Boeing opened its South Carolina plant to avoid a unionized workforce, and that plant has been responsible for producing these horrific excuses they call airplanes. They had the benefit of a doubt before, but now it's clear that Boeing's leadership, like that of other public companies, values cheap labor over safety.
Things would change if there was accountability transferred all the way along the chain of command, and then the salaries C-level executives would certainly be much more warranted; the not just fines but hard jail time argument.
I'm not sure how unions have any relations to this. They exist as a mediator between management and workers for pay and rights; customer satisfaction or safety is completely outside their domain
Unions give employees the knowledge and leverage to push back against unrealistic demands, deadlines, and cost-cutting measures without retaliation. These kinds of rushed solutions causing more problems down the line are caused by a culture that rewards employees who put up with managers breathing down their neck.
Irrelevant in this case, though. While concerns have indeed been raised about SC production quality, this particular story involves an engineering failure, not a production issue. Boeing engineers are unionized through SPEEA. They can bring the company to its knees at contract negotiation time, and they have done so in the past.

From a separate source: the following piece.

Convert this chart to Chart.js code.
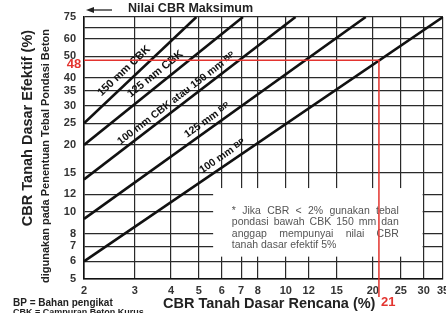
<!DOCTYPE html>
<html>
<head>
<meta charset="utf-8">
<script src="https://cdn.jsdelivr.net/npm/chart.js@4.4.0/dist/chart.umd.min.js"></script>
<style>
  html, body { margin: 0; padding: 0; background: #fff; overflow: hidden; }
  #wrap { position: relative; width: 446px; height: 313px; }
</style>
</head>
<body>
<div id="wrap"><canvas id="chart" width="446" height="313"></canvas></div>
<script>
// Garis tebal pondasi (nomogram CBR) - titik awal dan akhir tiap garis
const curveNames = ['150 mm CBK', '125 mm CBK', '100 mm CBK atau 150 mm BP', '125 mm BP', '100 mm BP'];
const curveStartCbr = [2, 2, 2, 2, 2];
const curveStartEff = [25, 20, 14, 9.3, 6];
const curveEndCbr = [4.9, 7.1, 10.8, 18.9, 35];
const curveEndEff = [75, 75, 75, 75, 75];

// Tick sumbu
const xTicks = [2, 3, 4, 5, 6, 7, 8, 10, 12, 15, 20, 25, 30, 35];
const yTicks = [5, 6, 7, 8, 10, 12, 15, 20, 25, 30, 35, 40, 50, 60, 67, 75];
const yLabeled = [5, 6, 7, 8, 10, 12, 15, 20, 25, 30, 35, 40, 50, 60, 75];

// Contoh pembacaan (garis merah)
const designCbr = 21;
const effectiveCbr = 48;

const noteLines = [
    '* Jika CBR < 2% gunakan tebal',
    'pondasi bawah CBK 150 mm dan',
    'anggap mempunyai nilai CBR',
    'tanah dasar efektif 5%'
];

const FONT = '"Liberation Sans", Arial, sans-serif';
const RED = '#e3342f';

function font(size, bold) {
    return (bold ? 'bold ' : '') + size + 'px ' + FONT;
}

// teks rata kiri-kanan
function drawJustified(ctx, line, x0, x1, y, justify) {
    const words = line.split(' ');
    if (!justify || words.length < 2) {
        ctx.fillText(line, x0, y);
        return;
    }
    const total = words.reduce((s, w) => s + ctx.measureText(w).width, 0);
    const gap = (x1 - x0 - total) / (words.length - 1);
    let cx = x0;
    words.forEach(w => {
        ctx.fillText(w, cx, y);
        cx += ctx.measureText(w).width + gap;
    });
}

// posisi label sepanjang garis (fraksi) dan jarak tegak lurus
const labelAt = [0.42, 0.49, 0.46, 0.455, 0.40];
const labelOffset = [10.5, 10.5, 8, 8.5, 9];

const nomogramPlugin = {
    id: 'nomogram',
    beforeDatasetsDraw(chart) {
        const { ctx, scales: { x, y } } = chart;
        ctx.save();
        // area catatan (grid terputus)
        const l = x.getPixelForValue(5.6), r = x.getPixelForValue(30) - 1;
        const t = y.getPixelForValue(12.8), b = y.getPixelForValue(6.3);
        ctx.fillStyle = '#fff';
        ctx.fillRect(l, t, r - l, b - t);

        ctx.fillStyle = '#555';
        ctx.font = font(10.5, false);
        ctx.textBaseline = 'middle';
        ctx.textAlign = 'left';
        const x0 = x.getPixelForValue(6.5), x1 = x.getPixelForValue(24.6);
        const y0 = y.getPixelForValue(10.1);
        noteLines.forEach((line, i) => {
            drawJustified(ctx, line, x0, x1, y0 + i * 11.4, i < noteLines.length - 1);
        });
        ctx.restore();
    },
    afterDatasetsDraw(chart) {
        const { ctx, chartArea, scales: { x, y } } = chart;
        ctx.save();

        // label tiap garis
        ctx.fillStyle = '#111';
        ctx.textBaseline = 'middle';
        ctx.textAlign = 'left';
        curveNames.forEach((name, i) => {
            const ax = x.getPixelForValue(curveStartCbr[i]), ay = y.getPixelForValue(curveStartEff[i]);
            const bx = x.getPixelForValue(curveEndCbr[i]), by = y.getPixelForValue(curveEndEff[i]);
            const dx = bx - ax, dy = by - ay, len = Math.hypot(dx, dy);
            const px = ax + dx * labelAt[i] + dy / len * labelOffset[i];
            const py = ay + dy * labelAt[i] - dx / len * labelOffset[i];
            const main = name.endsWith('BP') ? name.slice(0, -2) : name;
            const sub = name.endsWith('BP') ? 'BP' : '';
            const mainSize = i < 2 ? 11 : 10.5;
            ctx.font = font(mainSize, true);
            const w1 = ctx.measureText(main).width;
            ctx.font = font(8, true);
            const w2 = sub ? ctx.measureText(sub).width : 0;
            ctx.save();
            ctx.translate(px, py);
            ctx.rotate(Math.atan2(dy, dx));
            ctx.font = font(mainSize, true);
            ctx.fillText(main, -(w1 + w2) / 2, 0);
            if (sub) {
                ctx.font = font(8, true);
                ctx.fillText(sub, -(w1 + w2) / 2 + w1, -1);
            }
            ctx.restore();
        });

        // garis merah pembacaan
        const rx = x.getPixelForValue(designCbr), ry = y.getPixelForValue(effectiveCbr);
        ctx.strokeStyle = RED;
        ctx.lineWidth = 1.5;
        ctx.beginPath();
        ctx.moveTo(chartArea.left, ry);
        ctx.lineTo(rx, ry);
        ctx.lineTo(rx, chartArea.bottom + 18);
        ctx.stroke();

        ctx.fillStyle = RED;
        ctx.font = font(13, true);
        ctx.textAlign = 'center';
        ctx.fillText(String(effectiveCbr), 74, ry + 4);
        ctx.textAlign = 'left';
        ctx.fillText(String(designCbr), rx + 2, 302);
        ctx.restore();
    },
    afterDraw(chart) {
        const { ctx } = chart;
        ctx.save();
        ctx.fillStyle = '#222';
        ctx.textBaseline = 'middle';

        // judul sumbu Y (dua baris)
        ctx.save();
        ctx.translate(28, 128);
        ctx.rotate(-Math.PI / 2);
        ctx.textAlign = 'center';
        ctx.font = font(14.5, true);
        ctx.fillText('CBR Tanah Dasar Efektif (%)', 0, 0);
        ctx.restore();
        ctx.save();
        ctx.translate(46, 156);
        ctx.rotate(-Math.PI / 2);
        ctx.textAlign = 'center';
        ctx.font = font(11, true);
        ctx.fillText('digunakan pada Penentuan Tebal Pondasi Beton', 0, 0);
        ctx.restore();

        // judul sumbu X
        ctx.textAlign = 'left';
        ctx.font = font(14.5, true);
        ctx.fillText('CBR Tanah Dasar Rencana (%)', 163, 304);

        // judul atas dengan panah
        ctx.font = font(12.5, true);
        ctx.fillText('Nilai CBR Maksimum', 128, 9);
        ctx.strokeStyle = '#222';
        ctx.lineWidth = 1.3;
        ctx.beginPath();
        ctx.moveTo(92, 10);
        ctx.lineTo(112, 10);
        ctx.stroke();
        ctx.beginPath();
        ctx.moveTo(86, 10);
        ctx.lineTo(94, 7);
        ctx.lineTo(94, 13);
        ctx.closePath();
        ctx.fill();

        // keterangan
        ctx.font = font(10, true);
        ctx.fillText('BP = Bahan pengikat', 13, 303);
        ctx.font = font(9, true);
        ctx.fillText('CBK = Campuran Beton Kurus', 13, 313);
        ctx.restore();
    }
};

const datasets = curveNames.map((name, i) => ({
    label: name,
    data: [
        { x: curveStartCbr[i], y: curveStartEff[i] },
        { x: curveEndCbr[i], y: curveEndEff[i] }
    ],
    showLine: true,
    borderColor: '#111',
    borderWidth: 2.6,
    pointRadius: 0,
    fill: false
}));

const tickFont = { family: FONT, size: 11, weight: 'bold' };

new Chart(document.getElementById('chart'), {
    type: 'scatter',
    data: { datasets },
    options: {
        responsive: false,
        animation: false,
        devicePixelRatio: 1,
        layout: { padding: { top: 17, right: 3, left: 0, bottom: 0 } },
        plugins: { legend: { display: false }, tooltip: { enabled: false } },
        scales: {
            x: {
                type: 'logarithmic',
                min: 2,
                max: 35,
                afterBuildTicks: s => { s.ticks = xTicks.map(v => ({ value: v })); },
                afterFit: s => { s.height = 34; s.paddingLeft = 0; s.paddingRight = 0; },
                ticks: {
                    autoSkip: false,
                    maxRotation: 0,
                    padding: 5,
                    color: '#333',
                    font: tickFont,
                    callback: v => String(v)
                },
                grid: { color: '#2a2a2a', lineWidth: 1.2, drawTicks: false },
                border: { color: '#111', width: 1.6 }
            },
            y: {
                type: 'logarithmic',
                min: 5,
                max: 75,
                afterBuildTicks: s => { s.ticks = yTicks.map(v => ({ value: v })); },
                afterFit: s => { s.width = 84; s.paddingTop = 0; s.paddingBottom = 0; },
                ticks: {
                    autoSkip: false,
                    padding: 8,
                    color: '#333',
                    font: tickFont,
                    callback: v => yLabeled.includes(v) ? String(v) : ''
                },
                grid: { color: '#2a2a2a', lineWidth: 1.2, drawTicks: false },
                border: { color: '#111', width: 1.6 }
            }
        }
    },
    plugins: [nomogramPlugin]
});
</script>
</body>
</html>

I disagree, it is also a production issue because:
"One whistleblower reported to the FAA that they had seen damage to the electrical wiring connected to the plane’s angle of attack sensor from a foreign object, which feeds data to the MCAS system so it can determine whether it needs to engage to prevent the plane from stalling. This wouldn’t be the first time Boeing’s manufacturing process reportedly had problems guarding plane components against foreign object debris produced by the fabrication process."
Stuff happens. The fact that damage to a single AOA sensor -- whether in the factory or in the field -- could cause this sort of event is strictly an engineering issue.
Another poster cited a small anecdote about a Boeing whistleblower:
> In another case, a whistleblower in charge of defective inventory found that some of the items marked defective were going missing and ending up installed on aircraft to meet production goals rather than wait for a proper replacement, the red paint marking them defective having been clumsily rubbed off.
In a unionized workforce, people are far more confident about pushing back on this sort of criminal bullshit, when their manager asks it of them. (Because getting rid of someone in a union shop requires a paper trail. And people making illegal demands hate, hate, hate paper trails.)
In a non-unionized workforce, the only recourse we, as the public have is to jail the line workers who scrubbed the paint, while their managers will quietly deny any wrongdoing (Of course we didn't suggest this sort of thing, of course we had no idea this was happening, of course we didn't pressure anyone into doing something so blatantly unethical, under express or implied threat of termination...)
We just told people that we need them to ship 100 parts, and waggled our eyelashes suggestively at a box labeled '100 defective parts'.
Companies like boeing should be managed by engineers not salespeople.
Dennis Muilenburg, the Boeing CEO, is an engineer.[0] And he apparently doesn't even have an MBA. It's hard to know exactly how and when he became seduced by the dark side.
Here's a summary (which I've posted before) of his egregiously bad behavior:
Oct 29, 2018 Lion Air crash, 189 dead
Nov 10, 2018 pilots already talking about Boeing
emergency airworthiness directive related to MCAS[1]
Mar 10, 2019 Ethiopian Airlines crash kills 157
Mar 11, 2019 Boeing CEO "confident in 737 MAX safety"[2]
Boeing has one job - making airliners that don't fall out of the sky. People have been putting planes in the air for over 100 years, it should be getting safer and easier to do so each year but apparently not. Boeing is failing at their one job.